Aim
Repeat exactly the lines from the line with "Write the D3.js code for this chart." to the line with "var yTicks = [0, 1, 2, 3, 4, 5, 6, 7];", including both, and leave out any pictures.

Dataset excerpts
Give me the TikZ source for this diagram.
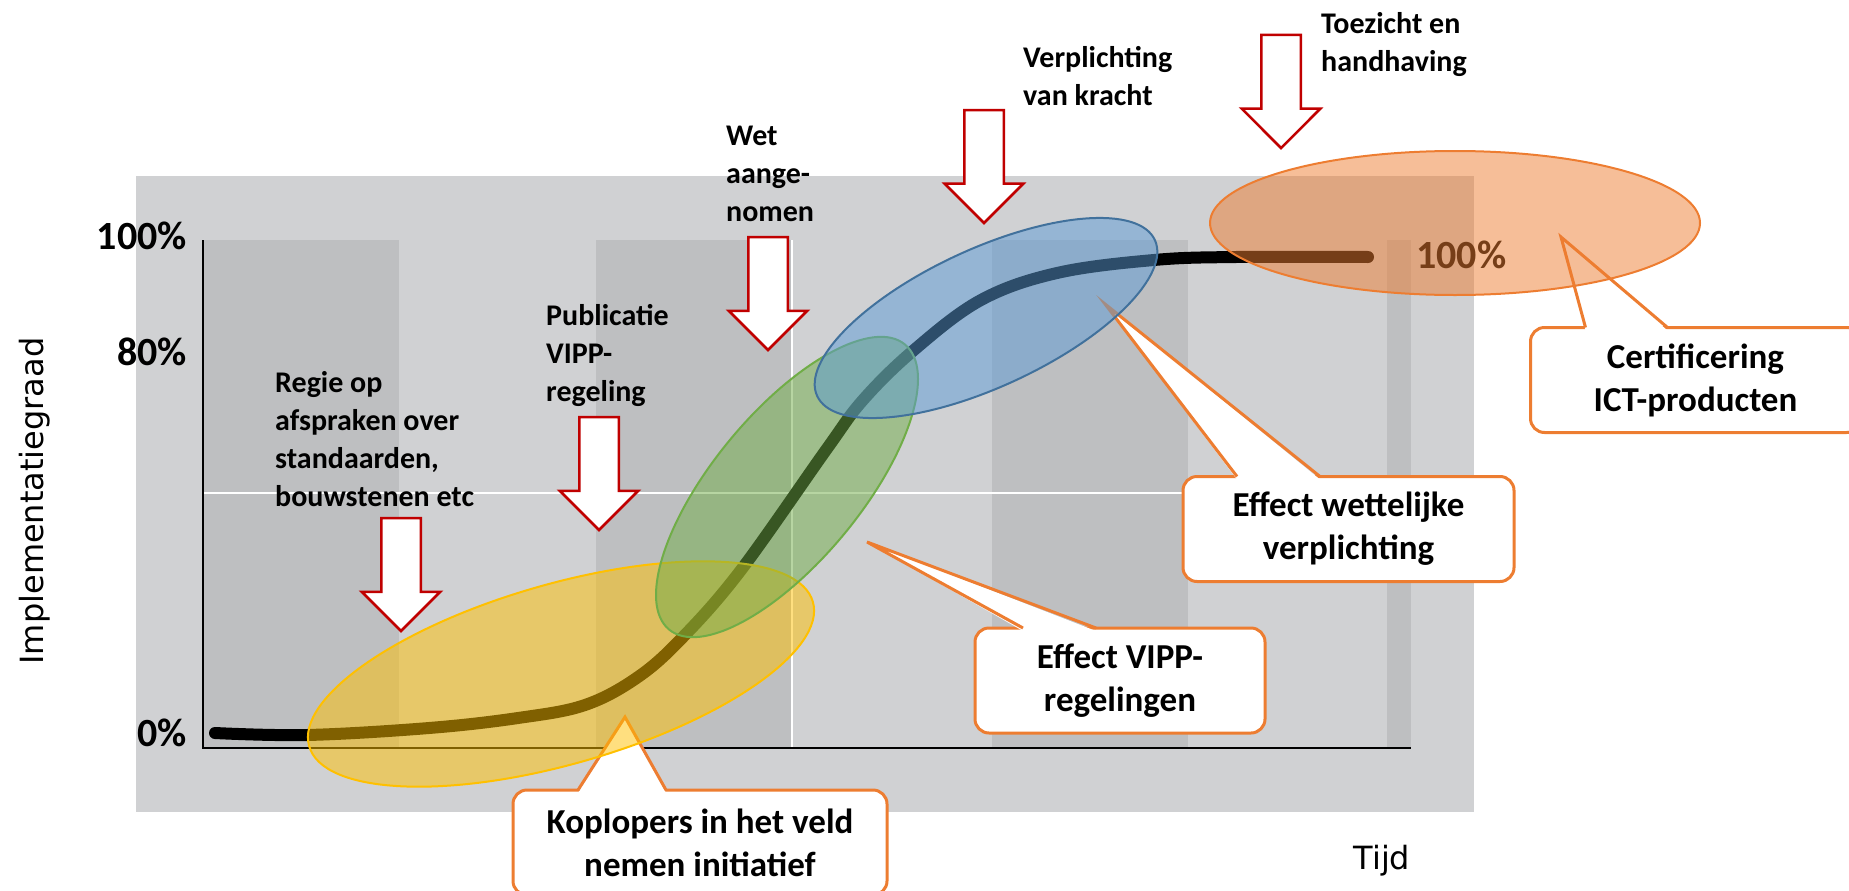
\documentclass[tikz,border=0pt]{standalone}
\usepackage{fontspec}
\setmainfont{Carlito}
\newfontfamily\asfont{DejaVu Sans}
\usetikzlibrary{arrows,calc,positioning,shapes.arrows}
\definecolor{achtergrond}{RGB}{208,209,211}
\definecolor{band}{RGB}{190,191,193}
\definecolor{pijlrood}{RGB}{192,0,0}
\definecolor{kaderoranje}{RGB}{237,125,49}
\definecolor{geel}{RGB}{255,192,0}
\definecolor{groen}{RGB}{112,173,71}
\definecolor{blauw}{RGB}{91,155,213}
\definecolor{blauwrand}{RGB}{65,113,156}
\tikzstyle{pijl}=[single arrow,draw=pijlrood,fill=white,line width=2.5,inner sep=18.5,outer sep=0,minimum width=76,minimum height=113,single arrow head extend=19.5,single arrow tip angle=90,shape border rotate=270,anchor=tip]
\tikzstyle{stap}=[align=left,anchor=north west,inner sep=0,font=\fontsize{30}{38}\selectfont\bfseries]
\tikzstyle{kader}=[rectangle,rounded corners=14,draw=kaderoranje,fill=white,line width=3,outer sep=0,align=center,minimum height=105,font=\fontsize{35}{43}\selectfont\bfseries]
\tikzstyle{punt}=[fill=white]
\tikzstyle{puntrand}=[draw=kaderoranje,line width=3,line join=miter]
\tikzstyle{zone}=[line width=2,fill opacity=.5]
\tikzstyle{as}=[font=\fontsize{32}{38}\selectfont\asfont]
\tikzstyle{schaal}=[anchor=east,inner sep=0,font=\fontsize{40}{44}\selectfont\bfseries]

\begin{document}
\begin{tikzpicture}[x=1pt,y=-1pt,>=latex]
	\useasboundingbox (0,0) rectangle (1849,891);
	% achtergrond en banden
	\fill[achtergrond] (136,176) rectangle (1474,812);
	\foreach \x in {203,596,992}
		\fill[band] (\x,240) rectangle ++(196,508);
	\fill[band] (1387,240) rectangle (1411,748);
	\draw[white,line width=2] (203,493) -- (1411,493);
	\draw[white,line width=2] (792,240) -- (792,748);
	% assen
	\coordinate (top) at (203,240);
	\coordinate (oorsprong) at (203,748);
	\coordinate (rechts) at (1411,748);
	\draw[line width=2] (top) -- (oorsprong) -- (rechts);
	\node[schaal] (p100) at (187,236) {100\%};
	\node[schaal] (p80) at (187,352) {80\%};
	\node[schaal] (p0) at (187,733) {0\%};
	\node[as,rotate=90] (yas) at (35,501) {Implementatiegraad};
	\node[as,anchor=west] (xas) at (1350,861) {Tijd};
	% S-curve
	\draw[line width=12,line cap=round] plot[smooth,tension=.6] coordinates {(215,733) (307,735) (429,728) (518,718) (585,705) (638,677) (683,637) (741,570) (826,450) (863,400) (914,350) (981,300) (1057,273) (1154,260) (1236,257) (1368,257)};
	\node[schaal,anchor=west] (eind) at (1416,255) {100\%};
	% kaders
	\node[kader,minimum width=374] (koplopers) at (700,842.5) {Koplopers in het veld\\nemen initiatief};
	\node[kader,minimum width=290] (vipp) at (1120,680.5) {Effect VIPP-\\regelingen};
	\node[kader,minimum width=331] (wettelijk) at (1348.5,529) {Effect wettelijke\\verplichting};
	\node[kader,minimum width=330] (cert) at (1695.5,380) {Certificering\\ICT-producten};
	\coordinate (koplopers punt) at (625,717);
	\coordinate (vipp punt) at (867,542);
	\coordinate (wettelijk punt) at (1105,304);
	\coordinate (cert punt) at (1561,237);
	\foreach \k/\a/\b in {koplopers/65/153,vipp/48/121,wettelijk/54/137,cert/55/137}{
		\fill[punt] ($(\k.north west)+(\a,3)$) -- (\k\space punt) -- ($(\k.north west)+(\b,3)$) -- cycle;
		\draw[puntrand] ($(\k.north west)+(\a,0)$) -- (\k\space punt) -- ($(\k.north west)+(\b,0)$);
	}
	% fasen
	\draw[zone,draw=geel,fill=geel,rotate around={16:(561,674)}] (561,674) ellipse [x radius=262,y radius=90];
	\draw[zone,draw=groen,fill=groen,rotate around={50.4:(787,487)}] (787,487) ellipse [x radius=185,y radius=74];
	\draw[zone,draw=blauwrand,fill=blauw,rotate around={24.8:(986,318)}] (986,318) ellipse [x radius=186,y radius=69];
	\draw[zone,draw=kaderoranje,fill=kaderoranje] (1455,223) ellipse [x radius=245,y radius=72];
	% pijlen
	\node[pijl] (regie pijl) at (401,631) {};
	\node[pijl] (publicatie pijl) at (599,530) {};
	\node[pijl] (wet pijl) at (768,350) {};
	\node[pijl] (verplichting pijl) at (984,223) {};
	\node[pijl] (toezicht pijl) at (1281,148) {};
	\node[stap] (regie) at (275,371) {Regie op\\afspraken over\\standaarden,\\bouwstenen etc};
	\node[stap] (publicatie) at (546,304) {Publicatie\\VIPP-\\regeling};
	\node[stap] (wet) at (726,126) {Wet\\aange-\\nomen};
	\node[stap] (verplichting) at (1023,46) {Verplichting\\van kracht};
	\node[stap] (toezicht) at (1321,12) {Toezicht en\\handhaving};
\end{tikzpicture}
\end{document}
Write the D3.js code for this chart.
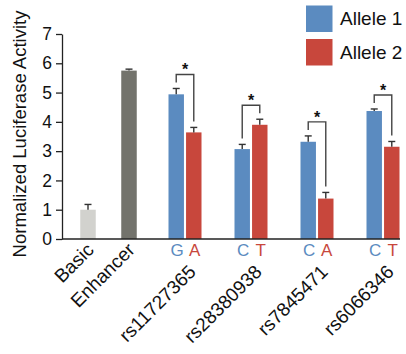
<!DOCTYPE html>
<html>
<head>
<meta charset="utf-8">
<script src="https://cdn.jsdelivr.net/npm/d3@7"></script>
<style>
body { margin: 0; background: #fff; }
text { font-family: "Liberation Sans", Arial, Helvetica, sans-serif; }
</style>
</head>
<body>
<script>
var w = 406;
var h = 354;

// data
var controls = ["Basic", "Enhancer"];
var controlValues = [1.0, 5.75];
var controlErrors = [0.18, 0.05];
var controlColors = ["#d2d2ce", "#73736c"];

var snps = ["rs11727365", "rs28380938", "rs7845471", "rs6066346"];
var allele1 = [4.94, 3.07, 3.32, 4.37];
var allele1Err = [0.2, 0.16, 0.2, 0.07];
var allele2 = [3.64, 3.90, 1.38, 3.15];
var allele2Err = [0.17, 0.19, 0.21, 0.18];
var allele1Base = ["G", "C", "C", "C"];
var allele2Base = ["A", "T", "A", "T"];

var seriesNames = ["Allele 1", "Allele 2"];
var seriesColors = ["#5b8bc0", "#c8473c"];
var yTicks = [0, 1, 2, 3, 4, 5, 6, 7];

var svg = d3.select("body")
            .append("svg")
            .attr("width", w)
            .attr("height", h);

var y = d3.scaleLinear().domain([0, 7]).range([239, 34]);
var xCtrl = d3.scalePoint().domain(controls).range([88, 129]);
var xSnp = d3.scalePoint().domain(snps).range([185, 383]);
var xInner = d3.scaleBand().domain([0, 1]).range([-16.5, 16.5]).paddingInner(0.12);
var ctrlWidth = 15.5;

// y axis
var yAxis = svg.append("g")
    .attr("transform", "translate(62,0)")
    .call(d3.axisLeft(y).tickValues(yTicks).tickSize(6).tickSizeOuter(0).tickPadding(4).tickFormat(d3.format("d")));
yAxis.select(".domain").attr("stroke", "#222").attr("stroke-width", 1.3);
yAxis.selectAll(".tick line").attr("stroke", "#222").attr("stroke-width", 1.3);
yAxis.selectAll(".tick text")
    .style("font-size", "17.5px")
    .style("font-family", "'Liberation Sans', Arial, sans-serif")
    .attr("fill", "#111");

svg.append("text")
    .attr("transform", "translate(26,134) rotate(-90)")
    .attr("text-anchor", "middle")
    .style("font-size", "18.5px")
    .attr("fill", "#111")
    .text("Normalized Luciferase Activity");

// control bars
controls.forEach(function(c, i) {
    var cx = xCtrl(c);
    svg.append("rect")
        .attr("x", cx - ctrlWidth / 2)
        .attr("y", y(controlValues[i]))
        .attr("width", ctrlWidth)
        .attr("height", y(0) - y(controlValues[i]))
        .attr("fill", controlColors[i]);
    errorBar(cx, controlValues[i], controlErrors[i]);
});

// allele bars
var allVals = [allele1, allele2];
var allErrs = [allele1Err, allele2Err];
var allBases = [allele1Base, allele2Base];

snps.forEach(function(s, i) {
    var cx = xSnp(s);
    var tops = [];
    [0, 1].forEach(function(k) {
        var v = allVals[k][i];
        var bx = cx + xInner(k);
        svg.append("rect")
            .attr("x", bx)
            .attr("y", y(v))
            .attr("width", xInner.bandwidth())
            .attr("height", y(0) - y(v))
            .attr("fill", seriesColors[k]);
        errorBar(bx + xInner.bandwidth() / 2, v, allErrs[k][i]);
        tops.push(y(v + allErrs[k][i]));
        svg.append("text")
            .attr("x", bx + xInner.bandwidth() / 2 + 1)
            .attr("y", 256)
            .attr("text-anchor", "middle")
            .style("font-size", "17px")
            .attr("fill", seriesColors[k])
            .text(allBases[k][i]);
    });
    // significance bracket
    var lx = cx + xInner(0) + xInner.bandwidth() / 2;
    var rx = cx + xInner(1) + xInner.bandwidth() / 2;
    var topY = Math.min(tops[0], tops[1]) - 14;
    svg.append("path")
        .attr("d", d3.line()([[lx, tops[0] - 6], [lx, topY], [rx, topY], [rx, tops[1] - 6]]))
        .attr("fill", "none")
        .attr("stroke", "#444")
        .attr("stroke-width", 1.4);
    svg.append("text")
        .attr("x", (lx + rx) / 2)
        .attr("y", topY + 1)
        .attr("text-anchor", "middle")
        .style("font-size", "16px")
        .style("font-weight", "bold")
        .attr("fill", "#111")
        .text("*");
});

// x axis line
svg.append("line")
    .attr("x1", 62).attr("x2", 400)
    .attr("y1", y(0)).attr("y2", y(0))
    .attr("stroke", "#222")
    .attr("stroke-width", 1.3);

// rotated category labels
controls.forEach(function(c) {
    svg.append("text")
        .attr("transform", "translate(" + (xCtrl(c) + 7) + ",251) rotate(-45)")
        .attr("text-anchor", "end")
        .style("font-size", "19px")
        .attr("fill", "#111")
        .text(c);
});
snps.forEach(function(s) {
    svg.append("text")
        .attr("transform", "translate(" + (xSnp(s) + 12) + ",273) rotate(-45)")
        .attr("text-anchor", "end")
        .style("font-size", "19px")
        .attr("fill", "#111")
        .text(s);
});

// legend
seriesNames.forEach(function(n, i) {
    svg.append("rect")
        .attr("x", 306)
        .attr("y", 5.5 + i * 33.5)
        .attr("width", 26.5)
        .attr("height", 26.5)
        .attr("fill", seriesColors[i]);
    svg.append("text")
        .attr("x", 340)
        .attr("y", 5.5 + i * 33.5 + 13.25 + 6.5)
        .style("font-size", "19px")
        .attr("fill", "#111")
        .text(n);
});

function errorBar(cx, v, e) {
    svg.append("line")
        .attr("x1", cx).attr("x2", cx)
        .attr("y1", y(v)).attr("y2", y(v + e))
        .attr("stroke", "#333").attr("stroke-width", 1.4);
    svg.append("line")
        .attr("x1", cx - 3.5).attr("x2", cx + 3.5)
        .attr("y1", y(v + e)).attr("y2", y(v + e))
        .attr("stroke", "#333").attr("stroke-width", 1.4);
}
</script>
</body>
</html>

Correct result
Write the D3.js code for this chart.
<!DOCTYPE html>
<html>
<head>
<meta charset="utf-8">
<script src="https://cdn.jsdelivr.net/npm/d3@7"></script>
<style>
body { margin: 0; background: #fff; }
text { font-family: "Liberation Sans", Arial, Helvetica, sans-serif; }
</style>
</head>
<body>
<script>
var w = 406;
var h = 354;

// data
var controls = ["Basic", "Enhancer"];
var controlValues = [1.0, 5.75];
var controlErrors = [0.18, 0.05];
var controlColors = ["#d2d2ce", "#73736c"];

var snps = ["rs11727365", "rs28380938", "rs7845471", "rs6066346"];
var allele1 = [4.94, 3.07, 3.32, 4.37];
var allele1Err = [0.2, 0.16, 0.2, 0.07];
var allele2 = [3.64, 3.90, 1.38, 3.15];
var allele2Err = [0.17, 0.19, 0.21, 0.18];
var allele1Base = ["G", "C", "C", "C"];
var allele2Base = ["A", "T", "A", "T"];

var seriesNames = ["Allele 1", "Allele 2"];
var seriesColors = ["#5b8bc0", "#c8473c"];
var yTicks = [0, 1, 2, 3, 4, 5, 6, 7];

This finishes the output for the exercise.